時間、場所、人…コントロールできるものが多いと仕事の幸福度も上がる!
——女性の働き方をさまざまな角度から支援してきた大東さんにとっての「自分らしい働き方」とはどのようなものでしょうか?
大東さん:
コントロールできるものが多いほうが、自由で自分らしくいられると思っています。自分で働く時間、場所、一緒に働く仲間、そして仕事内容。コントロールできるものが増えると、働き方の幸福度が上がってくるはずです。
特に女性は、ライフとキャリアを両立させたいと願う人が多いので、働く時間と場所をコントロールしたいと考える人は多いはず。
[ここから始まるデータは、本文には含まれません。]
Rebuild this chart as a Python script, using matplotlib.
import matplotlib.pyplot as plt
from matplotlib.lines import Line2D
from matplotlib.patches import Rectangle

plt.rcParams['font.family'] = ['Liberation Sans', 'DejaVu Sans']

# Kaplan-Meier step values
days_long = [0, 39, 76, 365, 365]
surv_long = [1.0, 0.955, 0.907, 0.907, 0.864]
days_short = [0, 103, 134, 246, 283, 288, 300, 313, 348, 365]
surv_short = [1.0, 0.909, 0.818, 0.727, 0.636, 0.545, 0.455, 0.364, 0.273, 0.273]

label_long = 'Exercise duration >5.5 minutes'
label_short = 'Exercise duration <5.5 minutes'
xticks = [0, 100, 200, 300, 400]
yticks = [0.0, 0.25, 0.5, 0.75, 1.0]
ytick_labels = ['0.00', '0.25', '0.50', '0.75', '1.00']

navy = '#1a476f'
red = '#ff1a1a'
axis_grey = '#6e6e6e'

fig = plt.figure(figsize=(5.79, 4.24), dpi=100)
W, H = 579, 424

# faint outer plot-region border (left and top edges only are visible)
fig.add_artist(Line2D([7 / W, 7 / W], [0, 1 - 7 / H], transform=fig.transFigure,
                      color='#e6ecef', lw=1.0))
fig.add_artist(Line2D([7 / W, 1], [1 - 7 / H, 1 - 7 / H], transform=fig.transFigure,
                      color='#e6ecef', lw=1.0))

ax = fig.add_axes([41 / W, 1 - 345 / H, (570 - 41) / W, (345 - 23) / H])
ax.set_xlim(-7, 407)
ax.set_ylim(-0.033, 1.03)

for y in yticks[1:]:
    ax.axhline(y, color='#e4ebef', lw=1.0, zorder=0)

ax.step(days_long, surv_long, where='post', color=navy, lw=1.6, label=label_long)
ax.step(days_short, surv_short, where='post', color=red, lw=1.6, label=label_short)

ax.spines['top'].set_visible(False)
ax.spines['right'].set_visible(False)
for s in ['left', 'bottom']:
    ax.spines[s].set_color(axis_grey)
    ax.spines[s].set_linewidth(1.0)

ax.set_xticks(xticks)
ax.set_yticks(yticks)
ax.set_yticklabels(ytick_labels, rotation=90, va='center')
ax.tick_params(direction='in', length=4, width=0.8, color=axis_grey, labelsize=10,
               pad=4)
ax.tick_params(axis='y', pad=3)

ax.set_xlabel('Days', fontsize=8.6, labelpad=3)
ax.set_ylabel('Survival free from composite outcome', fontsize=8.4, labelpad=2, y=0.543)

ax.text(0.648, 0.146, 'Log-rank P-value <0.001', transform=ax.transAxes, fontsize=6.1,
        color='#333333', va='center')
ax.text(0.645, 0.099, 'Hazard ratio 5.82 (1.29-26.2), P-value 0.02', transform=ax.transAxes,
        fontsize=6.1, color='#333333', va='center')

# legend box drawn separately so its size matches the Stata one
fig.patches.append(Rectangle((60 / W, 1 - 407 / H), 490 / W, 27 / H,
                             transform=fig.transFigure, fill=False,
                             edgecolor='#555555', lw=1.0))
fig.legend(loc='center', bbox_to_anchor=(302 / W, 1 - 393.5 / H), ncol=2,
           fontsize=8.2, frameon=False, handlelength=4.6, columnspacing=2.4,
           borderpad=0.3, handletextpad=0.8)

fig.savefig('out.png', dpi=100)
その時に、自分の裁量で働き方を変えられることが、自分らしい働き方と言えるのはないでしょうか。
育児と仕事の両立においても、母親が「働きたい」「社会とつながりたい」と思った時に、いつでも外に出られる仕組みを社会全体で作っていかなければいけないですよね。それは企業や社会に求めることなんですが、育児サービスが充実しているとか男性の職場環境がもっと良くなって長時間労働がなくなるとか。
かといって環境が変わるのを待っていたら、自分が自由に働けるのはいつになるかわかりません。「自分らしく働きたい」と思っているのなら、いますぐ行動を起こしてほしいです。キャリアを途絶えさせない方が生涯年収は上がるんです。月数万の保育費用を支払ったとしても、キャリアを途絶えさせないことで、仕事から得られる報酬も上がります。
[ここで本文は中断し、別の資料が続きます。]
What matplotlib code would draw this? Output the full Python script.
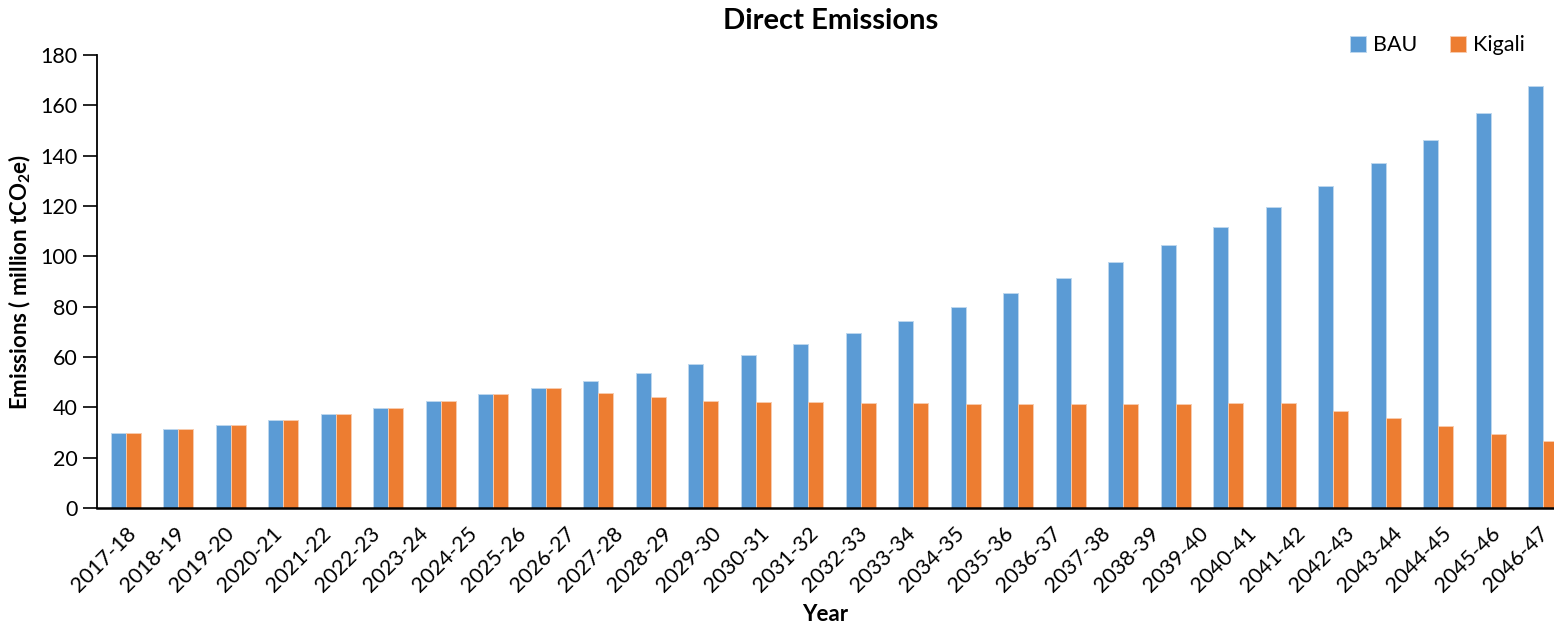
### DIRECT EMISSIONS BAR CHART ###

import numpy as np
import matplotlib.pyplot as plt

plt.rcParams['font.family'] = ['Lato', 'DejaVu Sans']

# year labels on the axis
years = ['2017-18', '2018-19', '2019-20', '2020-21', '2021-22', '2022-23',
         '2023-24', '2024-25', '2025-26', '2026-27', '2027-28', '2028-29',
         '2029-30', '2030-31', '2031-32', '2032-33', '2033-34', '2034-35',
         '2035-36', '2036-37', '2037-38', '2038-39', '2039-40', '2040-41',
         '2041-42', '2042-43', '2043-44', '2044-45', '2045-46', '2046-47']

# bar heights (million tCO2e), as many as are visible in the chart
bau = [30.0, 31.4, 33.1, 35.0, 37.5, 39.9, 42.5, 45.3, 47.7, 50.6,
       53.5, 57.1, 60.8, 65.2, 69.7, 74.5, 79.8, 85.5, 91.4, 97.7,
       104.6, 111.7, 119.7, 128.0, 137.1, 146.4, 156.8, 167.8]
kigali = [30.0, 31.4, 33.1, 35.0, 37.5, 39.9, 42.5, 45.3, 47.7, 45.6,
          44.1, 42.7, 42.3, 42.0, 41.8, 41.6, 41.5, 41.4, 41.4, 41.4,
          41.5, 41.6, 41.7, 38.7, 35.6, 32.6, 29.6, 26.7]

blue = '#5B9BD5'
orange = '#ED7D31'

fig = plt.figure(figsize=(15.54, 6.27), dpi=100)
ax = fig.add_axes([97/1554, 1-508/627, 1-97/1554, (508-55)/627])

x = np.arange(len(bau))
w = 0.286
ax.bar(x - w/2, bau, w, color=blue, edgecolor='#BDD7EE', linewidth=0.7, label='BAU')
ax.bar(x + w/2, kigali, w, color=orange, edgecolor='#F8CBAD', linewidth=0.7, label='Kigali')

ax.set_xlim(-0.547, -0.547 + 1457/52.5)
ax.set_ylim(0, 180)
ax.set_yticks(np.arange(0, 181, 20))
ax.tick_params(axis='y', labelsize=15.5, length=10, width=1.2, direction='out', pad=4)
ax.set_xticks([])
for s in ['top', 'right']:
    ax.spines[s].set_visible(False)
ax.spines['left'].set_linewidth(1.3)
ax.spines['bottom'].set_linewidth(1.8)
ax.spines['bottom'].set_color('black')
ax.set_ylabel('Emissions ( million tCO$_\\mathregular{2}$e)', fontsize=16,
              fontweight='bold', labelpad=5)

# year labels sit on their own evenly spaced scale
ax2 = ax.twiny()
ax2.set_xlim(-0.6, -0.6 + 1457/48.7)
ax2.xaxis.set_ticks_position('bottom')
ax2.xaxis.set_label_position('bottom')
ax2.set_xticks(np.arange(len(years)))
ax2.set_xticklabels(years, rotation=45, ha='right', rotation_mode='anchor', fontsize=15.5)
ax2.tick_params(axis='x', length=0, pad=11)
for s in ax2.spines.values():
    s.set_visible(False)
ax2.set_xlabel('Year', fontsize=16, fontweight='bold', labelpad=6)

fig.suptitle('Direct Emissions', fontsize=21, fontweight='bold', x=831/1554, y=0.987)

h, l = ax.get_legend_handles_labels()
fig.legend(h, l, loc='center right', bbox_to_anchor=(0.994, 0.928), ncol=2,
           frameon=False, fontsize=15.5, handlelength=0.75, handleheight=0.75,
           columnspacing=1.5, handletextpad=0.35)

fig.savefig('out.png', dpi=100)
——産後の仕事復帰のタイミングで悩まれる方も多いですよね。
大東さん:
なぜ女性だけが、「いつから復帰しよう?」と悩まなければいけないのか…。子育ては女性がしなければいけないという概念は変えていくべきです。おじいちゃんおばあちゃんの力も借りてもいいし、海外では積極的に利用されている家事代行サービスも、日本でももっと広がるといいと思います。周りの力を借りて、サービスを利用して、世の中とつながることで、価値を提供して役立っているというポジティブな気持ちにもなれるはず。そしてお母さんが生き生きと楽しく働くことで、子どもも「仕事」に対してポジティブな印象を持つはずです。
子どもと長く一緒にいることだけが質の良い育児だと思わないで。子どもとの触れ合いは「時間じゃなくて濃度」です。お母さんが自分の人生を主体的に生きて、楽しそうに働いている姿を見せたり、キャリアについて一緒に語り合える素地を持ってほしいです。
——海外での専業主婦としての生活で、社会との繋がりの重要性を知ったからこその思いですね。
大東さん:
当時はいろんなことを我慢して子育てをしていて、夫がある時「そんな状態を見ているのが辛い、家に帰ってくるのが辛くなる」と言ったことがありました。その言葉で「今の私の状態は、夫を幸せにしていない」と気付かされたんです。
世の女性たちも、自分の人生を生きてほしい。母親として、妻としての人生ではなく、自分の人生を自分の手で描いて。その選択が、周りの人をハッピーにする力にも繋がっていくと思うんです。
——数年後、数十年後には今よりも女性が働きやすい社会になっているはず。しかし周りが変わるのを待つのではなく、まずは自分から始めて見ることが大切だと大東さんは教えてくれました。どうすれば幸福度の高い働き方ができるのか、自分の心に問いかけてみると何かヒントが見つかるかもしれません。